Un programme révolutionnaire de redistribution au Suriname
Le Suriname, un pays modestement développé en Amérique du Sud, est sur le point de vivre une transformation économique majeure grâce à l’exploitation pétrolière. Le président Chan Santokhi a récemment présenté un nouveau programme destiné à redistribuer une partie des futurs revenus pétroliers aux citoyens, un concept qui pourrait marquer une première mondiale.
Le contexte pétrolier du Suriname
Avec des réserves pétrolières considérables, le Suriname projette de devenir un producteur de pétrole d’importance d’ici 2028. La montée en puissance de cette industrie promet des revenus significatifs, tant en termes de fiscalité que de royalties. Chan Santokhi a indiqué que cette initiative fait partie d’une vision plus large pour renforcer la prospérité du pays, tout en garantissant que les bénéfices de cette exploitation soient ressentis au niveau local.
Actuellement, le Suriname se distingue par son bilan carbone positif, absorbant plus de dioxyde de carbone qu’il n’en émet, mais cette tendance pourrait évoluer avec l’essor de sa production pétrolière. En collaboration avec TotalEnergies, qui investit près de 10,5 milliards de dollars dans l’exploitation offshore, le pays se prépare à augmenter sa production à 220 000 barils par jour, contre seulement 5 000 à 6 000 aujourd’hui.
Une redistribution unique
Le programme de redistribution, baptisé RVI (Royalties pour tous), a été conçu par la banque Lazard, conseillant le gouvernement sur l’implémentation de cette initiative. Les premiers bénéficiaires de ce dispositif sont les seniors de plus de 80 ans et les personnes en situation de handicap. Ils ont reçu les premiers coupons, leur permettant d’accéder immédiatement à une somme équivalente à 750 dollars. Cette première phase vise à s’assurer que les groupes les plus vulnérables puissent profiter des bénéfices dès leur introduction.
Les coupons RVI sont des titres qui ne peuvent être encaissés que si l’État commence à percevoir des royalties du pétrole. Ce mécanisme est unique dans le monde; même dans des contextes similaires, comme en Alaska, les distributions à la population proviennent principalement des bénéfices accumulés.
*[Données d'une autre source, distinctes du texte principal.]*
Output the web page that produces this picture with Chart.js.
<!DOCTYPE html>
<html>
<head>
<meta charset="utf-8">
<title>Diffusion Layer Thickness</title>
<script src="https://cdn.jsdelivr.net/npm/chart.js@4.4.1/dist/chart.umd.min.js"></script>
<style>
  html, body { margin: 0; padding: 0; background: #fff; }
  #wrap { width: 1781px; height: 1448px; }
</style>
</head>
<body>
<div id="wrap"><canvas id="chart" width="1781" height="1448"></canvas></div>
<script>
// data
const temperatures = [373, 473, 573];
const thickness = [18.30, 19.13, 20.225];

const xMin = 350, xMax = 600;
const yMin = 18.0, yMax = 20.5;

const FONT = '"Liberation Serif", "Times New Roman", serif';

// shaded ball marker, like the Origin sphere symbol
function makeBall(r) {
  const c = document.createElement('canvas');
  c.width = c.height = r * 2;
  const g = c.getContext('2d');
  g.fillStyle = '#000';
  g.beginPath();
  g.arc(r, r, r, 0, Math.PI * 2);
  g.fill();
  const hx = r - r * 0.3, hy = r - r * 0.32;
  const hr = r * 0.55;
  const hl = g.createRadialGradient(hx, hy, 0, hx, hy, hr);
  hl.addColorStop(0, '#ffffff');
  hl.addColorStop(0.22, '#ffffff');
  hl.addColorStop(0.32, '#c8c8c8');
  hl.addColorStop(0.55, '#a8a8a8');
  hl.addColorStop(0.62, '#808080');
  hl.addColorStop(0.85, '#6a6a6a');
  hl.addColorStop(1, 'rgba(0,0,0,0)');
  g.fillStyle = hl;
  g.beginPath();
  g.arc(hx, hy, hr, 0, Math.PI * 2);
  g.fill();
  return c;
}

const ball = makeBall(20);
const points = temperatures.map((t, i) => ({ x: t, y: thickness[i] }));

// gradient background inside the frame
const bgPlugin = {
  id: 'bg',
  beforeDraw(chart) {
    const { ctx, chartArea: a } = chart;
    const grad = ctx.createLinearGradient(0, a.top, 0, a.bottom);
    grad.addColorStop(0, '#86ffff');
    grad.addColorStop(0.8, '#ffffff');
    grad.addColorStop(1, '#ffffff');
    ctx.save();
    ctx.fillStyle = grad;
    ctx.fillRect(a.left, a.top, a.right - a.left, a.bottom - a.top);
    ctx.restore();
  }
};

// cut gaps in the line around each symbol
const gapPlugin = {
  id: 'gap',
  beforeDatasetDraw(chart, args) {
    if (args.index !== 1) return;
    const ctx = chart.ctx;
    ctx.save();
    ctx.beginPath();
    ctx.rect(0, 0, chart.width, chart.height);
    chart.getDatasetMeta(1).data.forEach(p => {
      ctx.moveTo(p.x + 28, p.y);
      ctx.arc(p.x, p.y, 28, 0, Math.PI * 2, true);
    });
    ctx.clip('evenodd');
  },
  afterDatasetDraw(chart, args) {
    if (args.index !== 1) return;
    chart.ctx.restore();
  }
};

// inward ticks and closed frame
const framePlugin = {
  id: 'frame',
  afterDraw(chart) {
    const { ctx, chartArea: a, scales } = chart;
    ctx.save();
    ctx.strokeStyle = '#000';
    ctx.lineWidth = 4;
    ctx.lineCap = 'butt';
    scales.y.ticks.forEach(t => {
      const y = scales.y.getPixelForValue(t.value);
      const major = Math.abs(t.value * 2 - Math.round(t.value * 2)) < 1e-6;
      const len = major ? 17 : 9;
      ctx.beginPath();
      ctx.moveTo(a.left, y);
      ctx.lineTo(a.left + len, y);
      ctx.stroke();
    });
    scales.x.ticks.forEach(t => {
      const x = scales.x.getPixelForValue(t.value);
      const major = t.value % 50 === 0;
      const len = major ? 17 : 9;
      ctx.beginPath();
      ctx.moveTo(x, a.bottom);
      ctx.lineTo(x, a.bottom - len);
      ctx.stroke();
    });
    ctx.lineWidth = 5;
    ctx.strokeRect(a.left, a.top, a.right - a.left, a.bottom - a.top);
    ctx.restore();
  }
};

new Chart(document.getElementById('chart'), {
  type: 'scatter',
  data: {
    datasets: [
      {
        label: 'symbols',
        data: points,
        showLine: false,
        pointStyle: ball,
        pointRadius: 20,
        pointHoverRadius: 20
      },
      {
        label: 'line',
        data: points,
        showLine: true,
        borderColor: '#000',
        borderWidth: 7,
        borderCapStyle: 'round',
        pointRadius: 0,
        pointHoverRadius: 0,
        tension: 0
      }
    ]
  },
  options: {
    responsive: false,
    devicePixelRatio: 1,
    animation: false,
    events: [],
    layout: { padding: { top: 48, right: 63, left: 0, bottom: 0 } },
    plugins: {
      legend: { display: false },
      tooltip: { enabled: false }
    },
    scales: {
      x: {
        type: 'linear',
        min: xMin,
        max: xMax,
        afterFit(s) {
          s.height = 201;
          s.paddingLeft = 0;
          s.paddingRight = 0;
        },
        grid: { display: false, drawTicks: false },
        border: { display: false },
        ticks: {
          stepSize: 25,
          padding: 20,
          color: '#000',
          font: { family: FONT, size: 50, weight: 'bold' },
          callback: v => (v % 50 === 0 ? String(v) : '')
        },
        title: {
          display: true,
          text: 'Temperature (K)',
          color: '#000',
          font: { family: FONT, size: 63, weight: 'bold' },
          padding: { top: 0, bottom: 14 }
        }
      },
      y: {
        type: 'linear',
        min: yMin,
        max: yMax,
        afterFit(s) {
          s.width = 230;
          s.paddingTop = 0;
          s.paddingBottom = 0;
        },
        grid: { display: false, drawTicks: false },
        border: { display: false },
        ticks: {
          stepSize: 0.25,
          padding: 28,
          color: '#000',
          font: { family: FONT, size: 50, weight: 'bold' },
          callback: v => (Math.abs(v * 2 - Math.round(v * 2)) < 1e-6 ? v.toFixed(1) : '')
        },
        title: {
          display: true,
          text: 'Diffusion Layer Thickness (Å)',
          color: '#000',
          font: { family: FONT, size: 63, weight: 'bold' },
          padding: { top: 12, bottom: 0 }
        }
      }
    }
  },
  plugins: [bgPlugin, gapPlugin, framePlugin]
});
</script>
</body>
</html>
Options pour les jeunes Surinamais
Pour les citoyens âgés de 18 à 59 ans, les coupons ne seront accessibles qu’à partir de 2028, une fois les premiers revenus générés. Ces jeunes adultes auront la possibilité de retirer des fonds ou de les épargner jusqu’à un maximum de 1 275 dollars, avec la promesse d’un intérêt de 7 % par an. Un bonus de 150 dollars sera accordé à ceux qui choisissent d’épargner pendant 10 ans. Ce projet vise à encourager l’épargne plutôt que la consommation immédiate, selon Victorine Moti, responsable du programme.
Un dilemme économique pour les bénéficiaires
Face à ces nouvelles opportunités, les bénéficiaires doivent faire des choix difficiles. Naslem Doelsan, 80 ans, exprime son envie de dépenser son fonds pour améliorer son quotidien, tandis que d’autres, comme Anuschka Tolud, préfèrent économiser pour l’avenir. Ce questionnement sur l’épargne ou la dépense immédiate illustre une réalité complexe, où chacun souhaite maximiser son bien-être selon ses circonstances de vie.
Accessibilité dans un pays rural
La mise en œuvre de ce programme pose également des défis logistiques. Un cinquième de la population vit en dessous du seuil de pauvreté, et il sera essentiel d’assurer que les communautés rurales aient accès à ces fonds et à l’administration de manière équitable. Giovanna Montenegro, universitaire, soulève des interrogations sur l’inclusivité du programme pour les populations indigènes et marronnes. La volonté des autorités de suivre l’évolution de cette initiative, en l’élargissant progressivement à différents groupes d’âge, est un signe d’engagement vers une redistribution équitable des richesses.
La mise en place de ce programme au Suriname pourrait très bien représenter un tournant historique, tant pour les économies émergentes que pour le modèle de gouvernance en matière de ressources naturelles, à condition que les défis d’accessibilité et d’éducation financière soient correctement adressés.